Set the data down again, exactly as it reads, but without the pictures.

━━━━━━

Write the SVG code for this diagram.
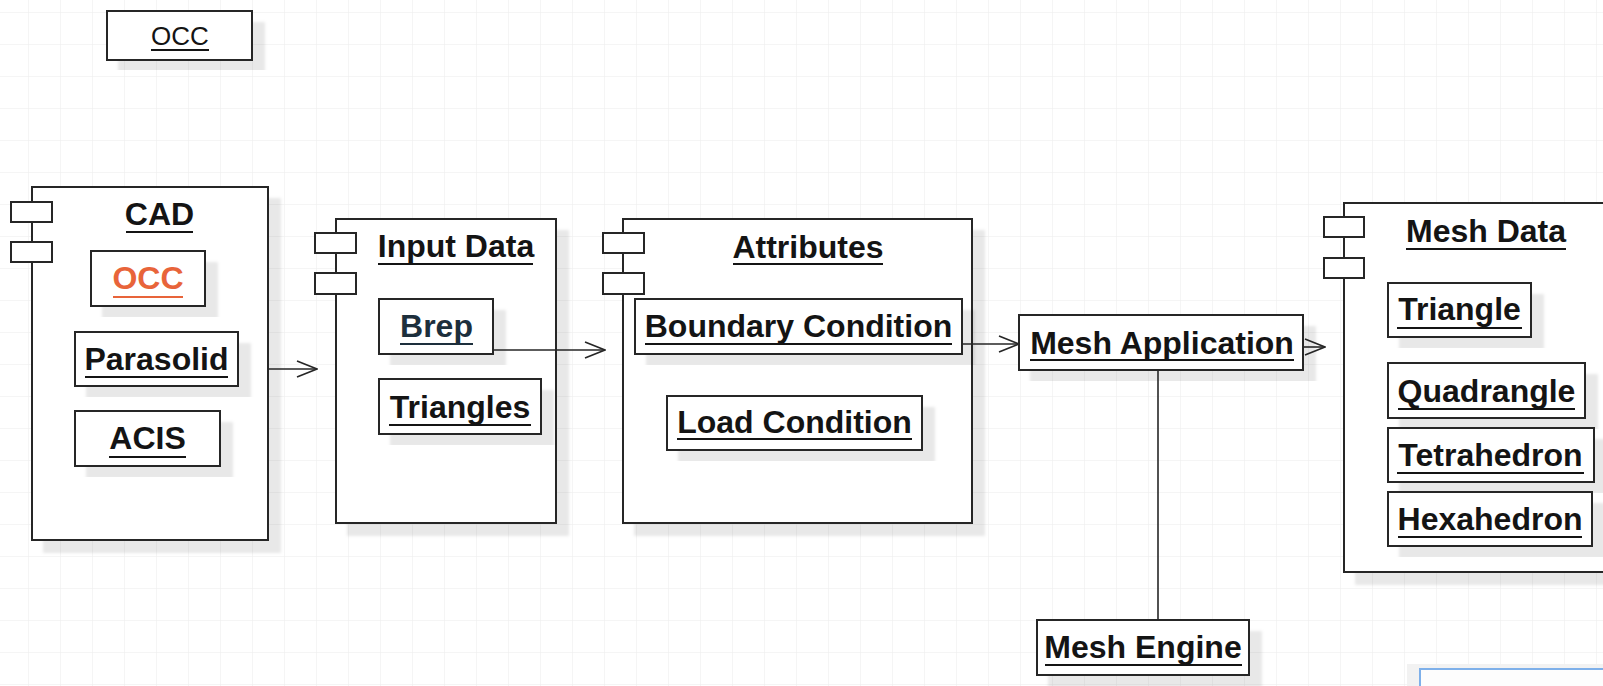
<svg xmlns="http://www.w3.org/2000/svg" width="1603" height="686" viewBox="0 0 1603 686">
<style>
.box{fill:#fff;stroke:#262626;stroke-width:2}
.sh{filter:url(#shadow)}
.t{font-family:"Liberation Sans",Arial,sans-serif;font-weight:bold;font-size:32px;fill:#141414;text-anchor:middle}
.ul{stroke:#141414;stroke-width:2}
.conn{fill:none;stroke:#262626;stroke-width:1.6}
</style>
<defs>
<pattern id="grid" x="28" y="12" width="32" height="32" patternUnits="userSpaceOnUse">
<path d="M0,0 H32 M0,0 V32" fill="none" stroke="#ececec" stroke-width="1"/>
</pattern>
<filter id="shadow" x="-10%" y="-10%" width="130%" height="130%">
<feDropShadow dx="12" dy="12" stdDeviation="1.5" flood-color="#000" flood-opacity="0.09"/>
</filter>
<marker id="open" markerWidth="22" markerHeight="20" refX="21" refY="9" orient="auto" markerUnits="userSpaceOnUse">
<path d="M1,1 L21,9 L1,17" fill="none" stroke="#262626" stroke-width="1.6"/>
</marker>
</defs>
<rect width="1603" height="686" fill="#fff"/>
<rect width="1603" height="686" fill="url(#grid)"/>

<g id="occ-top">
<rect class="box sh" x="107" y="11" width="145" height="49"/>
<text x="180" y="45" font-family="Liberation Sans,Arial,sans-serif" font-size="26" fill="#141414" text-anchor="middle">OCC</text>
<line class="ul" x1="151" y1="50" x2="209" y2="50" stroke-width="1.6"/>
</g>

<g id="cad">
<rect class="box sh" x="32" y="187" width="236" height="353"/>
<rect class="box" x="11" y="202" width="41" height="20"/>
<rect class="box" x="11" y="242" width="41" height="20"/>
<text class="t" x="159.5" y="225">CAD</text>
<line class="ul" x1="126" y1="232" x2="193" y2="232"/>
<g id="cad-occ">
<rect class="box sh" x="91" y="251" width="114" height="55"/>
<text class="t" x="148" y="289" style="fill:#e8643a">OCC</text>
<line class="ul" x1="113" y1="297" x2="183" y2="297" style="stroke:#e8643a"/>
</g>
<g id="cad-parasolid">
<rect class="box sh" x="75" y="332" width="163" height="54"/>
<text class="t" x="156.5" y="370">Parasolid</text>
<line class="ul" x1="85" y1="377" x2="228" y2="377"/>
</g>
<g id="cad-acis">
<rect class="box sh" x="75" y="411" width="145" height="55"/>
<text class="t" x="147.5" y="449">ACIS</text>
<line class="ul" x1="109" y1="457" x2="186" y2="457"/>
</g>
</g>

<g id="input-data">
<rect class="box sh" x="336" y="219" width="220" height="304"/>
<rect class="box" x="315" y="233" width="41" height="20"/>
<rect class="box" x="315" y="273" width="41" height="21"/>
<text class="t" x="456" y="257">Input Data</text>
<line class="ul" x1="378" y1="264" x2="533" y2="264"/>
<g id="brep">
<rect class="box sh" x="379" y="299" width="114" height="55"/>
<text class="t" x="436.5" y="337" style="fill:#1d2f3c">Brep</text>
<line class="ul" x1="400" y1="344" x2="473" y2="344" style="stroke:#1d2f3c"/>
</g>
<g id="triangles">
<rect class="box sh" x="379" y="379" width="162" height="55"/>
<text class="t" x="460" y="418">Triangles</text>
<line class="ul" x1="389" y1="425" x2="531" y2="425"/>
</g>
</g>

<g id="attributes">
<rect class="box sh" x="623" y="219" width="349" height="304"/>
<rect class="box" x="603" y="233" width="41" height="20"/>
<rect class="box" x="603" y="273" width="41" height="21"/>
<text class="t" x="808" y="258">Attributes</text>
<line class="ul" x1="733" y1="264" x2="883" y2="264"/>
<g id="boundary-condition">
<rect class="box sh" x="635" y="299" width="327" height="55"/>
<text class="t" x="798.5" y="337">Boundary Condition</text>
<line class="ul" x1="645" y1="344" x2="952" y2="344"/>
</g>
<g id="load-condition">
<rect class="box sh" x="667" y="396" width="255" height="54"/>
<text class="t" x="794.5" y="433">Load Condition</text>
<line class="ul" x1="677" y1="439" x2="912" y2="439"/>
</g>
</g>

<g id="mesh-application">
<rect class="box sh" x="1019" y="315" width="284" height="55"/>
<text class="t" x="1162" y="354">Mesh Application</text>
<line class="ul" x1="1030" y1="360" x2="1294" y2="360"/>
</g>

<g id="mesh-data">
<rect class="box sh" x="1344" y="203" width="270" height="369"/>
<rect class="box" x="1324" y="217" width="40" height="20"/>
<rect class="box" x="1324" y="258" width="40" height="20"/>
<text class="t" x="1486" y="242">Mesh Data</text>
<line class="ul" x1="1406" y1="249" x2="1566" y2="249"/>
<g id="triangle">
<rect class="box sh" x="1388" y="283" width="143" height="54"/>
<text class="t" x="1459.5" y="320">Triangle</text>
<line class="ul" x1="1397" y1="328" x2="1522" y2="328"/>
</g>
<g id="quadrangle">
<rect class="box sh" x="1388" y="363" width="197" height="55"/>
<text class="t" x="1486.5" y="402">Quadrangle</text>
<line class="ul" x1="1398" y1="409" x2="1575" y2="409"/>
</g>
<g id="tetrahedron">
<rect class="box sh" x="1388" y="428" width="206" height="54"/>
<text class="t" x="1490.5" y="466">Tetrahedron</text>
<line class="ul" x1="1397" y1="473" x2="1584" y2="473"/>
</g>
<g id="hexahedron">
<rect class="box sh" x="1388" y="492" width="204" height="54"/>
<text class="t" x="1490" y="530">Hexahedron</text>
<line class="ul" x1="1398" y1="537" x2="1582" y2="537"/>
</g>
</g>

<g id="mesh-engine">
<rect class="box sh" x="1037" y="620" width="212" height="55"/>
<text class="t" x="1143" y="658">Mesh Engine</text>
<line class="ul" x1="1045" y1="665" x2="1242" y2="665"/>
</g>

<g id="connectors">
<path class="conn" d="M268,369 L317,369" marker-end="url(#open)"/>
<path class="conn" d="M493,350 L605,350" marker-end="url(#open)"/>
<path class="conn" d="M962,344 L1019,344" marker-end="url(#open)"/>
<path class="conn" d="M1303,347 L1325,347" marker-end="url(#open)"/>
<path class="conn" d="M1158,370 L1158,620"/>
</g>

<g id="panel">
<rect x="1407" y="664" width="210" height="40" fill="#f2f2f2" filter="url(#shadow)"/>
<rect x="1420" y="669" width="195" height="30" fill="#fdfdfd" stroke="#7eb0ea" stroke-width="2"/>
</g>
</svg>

━━━━━━

=== SOLUTION ===
Write the SVG code for this diagram.
<svg xmlns="http://www.w3.org/2000/svg" width="1603" height="686" viewBox="0 0 1603 686">
<style>
.box{fill:#fff;stroke:#262626;stroke-width:2}
.sh{filter:url(#shadow)}
.t{font-family:"Liberation Sans",Arial,sans-serif;font-weight:bold;font-size:32px;fill:#141414;text-anchor:middle}
.ul{stroke:#141414;stroke-width:2}
.conn{fill:none;stroke:#262626;stroke-width:1.6}
</style>
<defs>
<pattern id="grid" x="28" y="12" width="32" height="32" patternUnits="userSpaceOnUse">
<path d="M0,0 H32 M0,0 V32" fill="none" stroke="#ececec" stroke-width="1"/>
</pattern>
<filter id="shadow" x="-10%" y="-10%" width="130%" height="130%">
<feDropShadow dx="12" dy="12" stdDeviation="1.5" flood-color="#000" flood-opacity="0.09"/>
</filter>
<marker id="open" markerWidth="22" markerHeight="20" refX="21" refY="9" orient="auto" markerUnits="userSpaceOnUse">
<path d="M1,1 L21,9 L1,17" fill="none" stroke="#262626" stroke-width="1.6"/>
</marker>
</defs>
<rect width="1603" height="686" fill="#fff"/>
<rect width="1603" height="686" fill="url(#grid)"/>

<g id="occ-top">
<rect class="box sh" x="107" y="11" width="145" height="49"/>
<text x="180" y="45" font-family="Liberation Sans,Arial,sans-serif" font-size="26" fill="#141414" text-anchor="middle">OCC</text>
<line class="ul" x1="151" y1="50" x2="209" y2="50" stroke-width="1.6"/>
</g>

<g id="cad">
<rect class="box sh" x="32" y="187" width="236" height="353"/>
<rect class="box" x="11" y="202" width="41" height="20"/>
<rect class="box" x="11" y="242" width="41" height="20"/>
<text class="t" x="159.5" y="225">CAD</text>
<line class="ul" x1="126" y1="232" x2="193" y2="232"/>
<g id="cad-occ">
<rect class="box sh" x="91" y="251" width="114" height="55"/>
<text class="t" x="148" y="289" style="fill:#e8643a">OCC</text>
<line class="ul" x1="113" y1="297" x2="183" y2="297" style="stroke:#e8643a"/>
</g>
<g id="cad-parasolid">
<rect class="box sh" x="75" y="332" width="163" height="54"/>
<text class="t" x="156.5" y="370">Parasolid</text>
<line class="ul" x1="85" y1="377" x2="228" y2="377"/>
</g>
<g id="cad-acis">
<rect class="box sh" x="75" y="411" width="145" height="55"/>
<text class="t" x="147.5" y="449">ACIS</text>
<line class="ul" x1="109" y1="457" x2="186" y2="457"/>
</g>
</g>

<g id="input-data">
<rect class="box sh" x="336" y="219" width="220" height="304"/>
<rect class="box" x="315" y="233" width="41" height="20"/>
<rect class="box" x="315" y="273" width="41" height="21"/>
<text class="t" x="456" y="257">Input Data</text>
<line class="ul" x1="378" y1="264" x2="533" y2="264"/>
<g id="brep">
<rect class="box sh" x="379" y="299" width="114" height="55"/>
<text class="t" x="436.5" y="337" style="fill:#1d2f3c">Brep</text>
<line class="ul" x1="400" y1="344" x2="473" y2="344" style="stroke:#1d2f3c"/>
</g>
<g id="triangles">
<rect class="box sh" x="379" y="379" width="162" height="55"/>
<text class="t" x="460" y="418">Triangles</text>
<line class="ul" x1="389" y1="425" x2="531" y2="425"/>
</g>
</g>

<g id="attributes">
<rect class="box sh" x="623" y="219" width="349" height="304"/>
<rect class="box" x="603" y="233" width="41" height="20"/>
<rect class="box" x="603" y="273" width="41" height="21"/>
<text class="t" x="808" y="258">Attributes</text>
<line class="ul" x1="733" y1="264" x2="883" y2="264"/>
<g id="boundary-condition">
<rect class="box sh" x="635" y="299" width="327" height="55"/>
<text class="t" x="798.5" y="337">Boundary Condition</text>
<line class="ul" x1="645" y1="344" x2="952" y2="344"/>
</g>
<g id="load-condition">
<rect class="box sh" x="667" y="396" width="255" height="54"/>
<text class="t" x="794.5" y="433">Load Condition</text>
<line class="ul" x1="677" y1="439" x2="912" y2="439"/>
</g>
</g>

<g id="mesh-application">
<rect class="box sh" x="1019" y="315" width="284" height="55"/>
<text class="t" x="1162" y="354">Mesh Application</text>
<line class="ul" x1="1030" y1="360" x2="1294" y2="360"/>
</g>

<g id="mesh-data">
<rect class="box sh" x="1344" y="203" width="270" height="369"/>
<rect class="box" x="1324" y="217" width="40" height="20"/>
<rect class="box" x="1324" y="258" width="40" height="20"/>
<text class="t" x="1486" y="242">Mesh Data</text>
<line class="ul" x1="1406" y1="249" x2="1566" y2="249"/>
<g id="triangle">
<rect class="box sh" x="1388" y="283" width="143" height="54"/>
<text class="t" x="1459.5" y="320">Triangle</text>
<line class="ul" x1="1397" y1="328" x2="1522" y2="328"/>
</g>
<g id="quadrangle">
<rect class="box sh" x="1388" y="363" width="197" height="55"/>
<text class="t" x="1486.5" y="402">Quadrangle</text>
<line class="ul" x1="1398" y1="409" x2="1575" y2="409"/>
</g>
<g id="tetrahedron">
<rect class="box sh" x="1388" y="428" width="206" height="54"/>
<text class="t" x="1490.5" y="466">Tetrahedron</text>
<line class="ul" x1="1397" y1="473" x2="1584" y2="473"/>
</g>
<g id="hexahedron">
<rect class="box sh" x="1388" y="492" width="204" height="54"/>
<text class="t" x="1490" y="530">Hexahedron</text>
<line class="ul" x1="1398" y1="537" x2="1582" y2="537"/>
</g>
</g>

<g id="mesh-engine">
<rect class="box sh" x="1037" y="620" width="212" height="55"/>
<text class="t" x="1143" y="658">Mesh Engine</text>
<line class="ul" x1="1045" y1="665" x2="1242" y2="665"/>
</g>

<g id="connectors">
<path class="conn" d="M268,369 L317,369" marker-end="url(#open)"/>
<path class="conn" d="M493,350 L605,350" marker-end="url(#open)"/>
<path class="conn" d="M962,344 L1019,344" marker-end="url(#open)"/>
<path class="conn" d="M1303,347 L1325,347" marker-end="url(#open)"/>
<path class="conn" d="M1158,370 L1158,620"/>
</g>

<g id="panel">
<rect x="1407" y="664" width="210" height="40" fill="#f2f2f2" filter="url(#shadow)"/>
<rect x="1420" y="669" width="195" height="30" fill="#fdfdfd" stroke="#7eb0ea" stroke-width="2"/>
</g>
</svg>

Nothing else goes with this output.